## Your task
Exactly the lines from the one with "Generate a LaTeX" through the one with "(0,0) rectangle (1039,977);" should be returned, both ends included and nothing else. Omit any pictures.

──────── Data listing ────────

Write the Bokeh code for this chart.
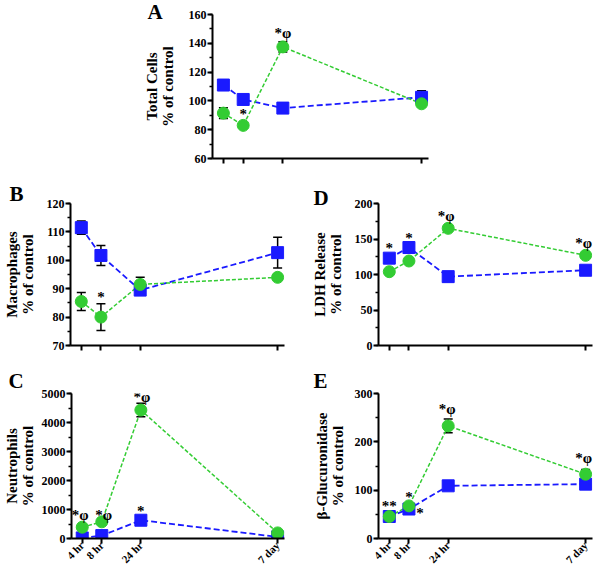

────────
──────── Data listing ────────

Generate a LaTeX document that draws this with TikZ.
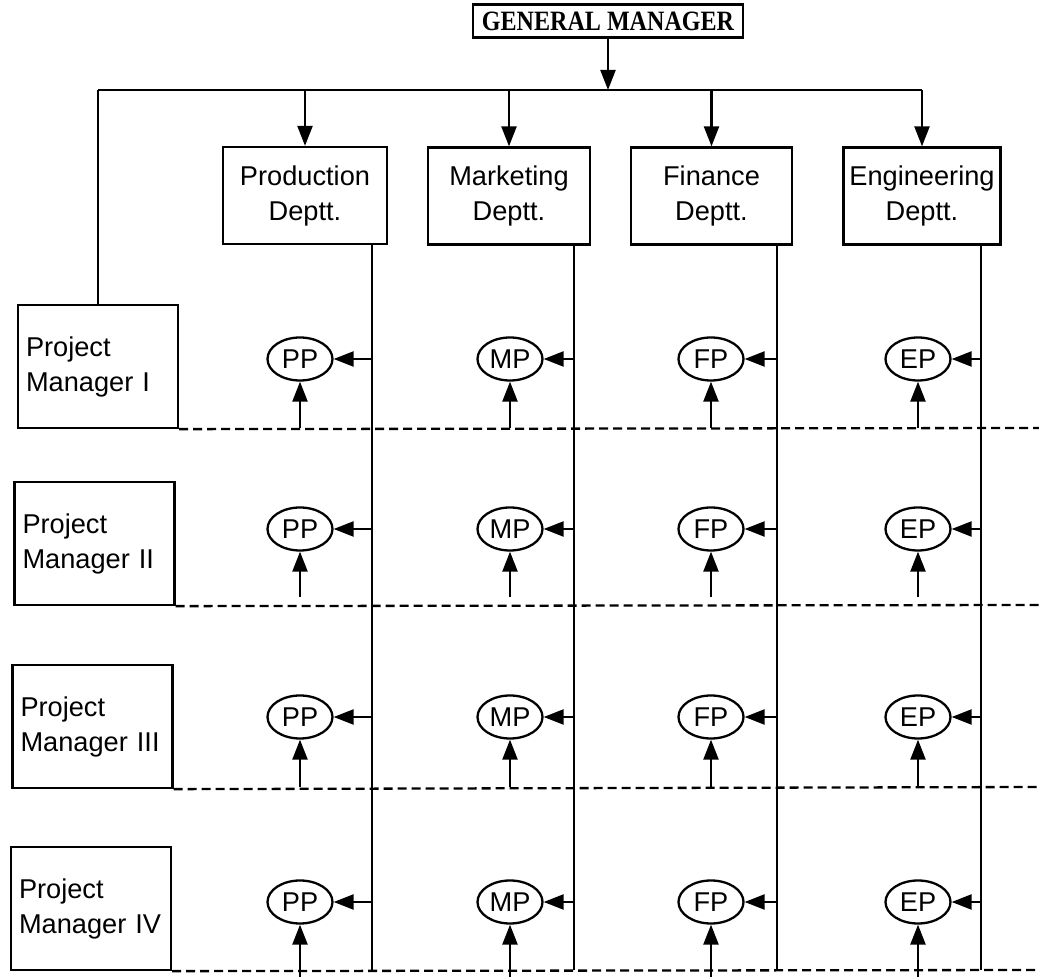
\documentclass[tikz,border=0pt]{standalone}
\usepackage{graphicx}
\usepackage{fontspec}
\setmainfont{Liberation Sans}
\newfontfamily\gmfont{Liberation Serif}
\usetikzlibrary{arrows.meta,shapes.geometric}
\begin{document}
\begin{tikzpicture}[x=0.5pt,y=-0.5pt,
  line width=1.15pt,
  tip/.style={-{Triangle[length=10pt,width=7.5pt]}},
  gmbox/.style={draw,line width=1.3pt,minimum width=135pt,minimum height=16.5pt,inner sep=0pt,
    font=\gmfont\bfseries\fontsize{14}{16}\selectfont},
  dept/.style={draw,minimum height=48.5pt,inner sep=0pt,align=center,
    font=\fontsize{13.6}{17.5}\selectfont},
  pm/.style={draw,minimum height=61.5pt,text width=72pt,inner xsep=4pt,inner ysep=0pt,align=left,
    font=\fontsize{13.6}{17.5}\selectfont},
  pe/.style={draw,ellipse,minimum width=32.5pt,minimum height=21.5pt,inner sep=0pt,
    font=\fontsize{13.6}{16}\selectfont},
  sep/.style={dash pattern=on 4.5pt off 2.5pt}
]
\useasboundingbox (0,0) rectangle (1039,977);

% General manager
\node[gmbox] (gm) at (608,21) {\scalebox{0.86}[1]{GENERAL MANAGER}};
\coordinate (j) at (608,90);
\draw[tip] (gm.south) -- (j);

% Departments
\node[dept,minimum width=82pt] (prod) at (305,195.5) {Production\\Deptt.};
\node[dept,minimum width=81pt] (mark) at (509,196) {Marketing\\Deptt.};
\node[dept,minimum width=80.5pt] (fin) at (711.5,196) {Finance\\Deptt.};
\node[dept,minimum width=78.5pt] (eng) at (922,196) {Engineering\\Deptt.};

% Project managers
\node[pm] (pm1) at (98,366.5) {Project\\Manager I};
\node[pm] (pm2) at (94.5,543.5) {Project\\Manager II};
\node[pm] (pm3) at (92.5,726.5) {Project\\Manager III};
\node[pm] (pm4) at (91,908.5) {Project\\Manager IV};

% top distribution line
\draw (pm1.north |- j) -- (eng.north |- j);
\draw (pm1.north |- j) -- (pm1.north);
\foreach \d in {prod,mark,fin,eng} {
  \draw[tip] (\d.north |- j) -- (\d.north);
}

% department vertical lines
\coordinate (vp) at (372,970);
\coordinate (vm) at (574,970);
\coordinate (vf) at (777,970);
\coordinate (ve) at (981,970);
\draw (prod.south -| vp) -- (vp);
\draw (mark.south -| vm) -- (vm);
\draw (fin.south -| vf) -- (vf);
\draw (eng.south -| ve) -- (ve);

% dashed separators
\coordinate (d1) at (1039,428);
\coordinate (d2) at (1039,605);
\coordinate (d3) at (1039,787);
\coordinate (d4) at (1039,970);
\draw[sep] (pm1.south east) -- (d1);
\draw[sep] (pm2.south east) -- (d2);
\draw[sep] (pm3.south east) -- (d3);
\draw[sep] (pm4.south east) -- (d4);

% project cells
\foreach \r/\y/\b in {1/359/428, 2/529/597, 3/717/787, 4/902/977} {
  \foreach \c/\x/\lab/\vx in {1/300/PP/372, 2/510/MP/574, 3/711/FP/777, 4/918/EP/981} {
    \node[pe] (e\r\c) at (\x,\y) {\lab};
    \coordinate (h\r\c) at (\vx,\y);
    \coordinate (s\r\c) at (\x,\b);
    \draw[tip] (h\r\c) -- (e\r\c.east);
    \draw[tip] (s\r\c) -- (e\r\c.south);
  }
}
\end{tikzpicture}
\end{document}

────────

## Output for this task
Generate a LaTeX document that draws this with TikZ.
\documentclass[tikz,border=0pt]{standalone}
\usepackage{graphicx}
\usepackage{fontspec}
\setmainfont{Liberation Sans}
\newfontfamily\gmfont{Liberation Serif}
\usetikzlibrary{arrows.meta,shapes.geometric}
\begin{document}
\begin{tikzpicture}[x=0.5pt,y=-0.5pt,
  line width=1.15pt,
  tip/.style={-{Triangle[length=10pt,width=7.5pt]}},
  gmbox/.style={draw,line width=1.3pt,minimum width=135pt,minimum height=16.5pt,inner sep=0pt,
    font=\gmfont\bfseries\fontsize{14}{16}\selectfont},
  dept/.style={draw,minimum height=48.5pt,inner sep=0pt,align=center,
    font=\fontsize{13.6}{17.5}\selectfont},
  pm/.style={draw,minimum height=61.5pt,text width=72pt,inner xsep=4pt,inner ysep=0pt,align=left,
    font=\fontsize{13.6}{17.5}\selectfont},
  pe/.style={draw,ellipse,minimum width=32.5pt,minimum height=21.5pt,inner sep=0pt,
    font=\fontsize{13.6}{16}\selectfont},
  sep/.style={dash pattern=on 4.5pt off 2.5pt}
]
\useasboundingbox (0,0) rectangle (1039,977);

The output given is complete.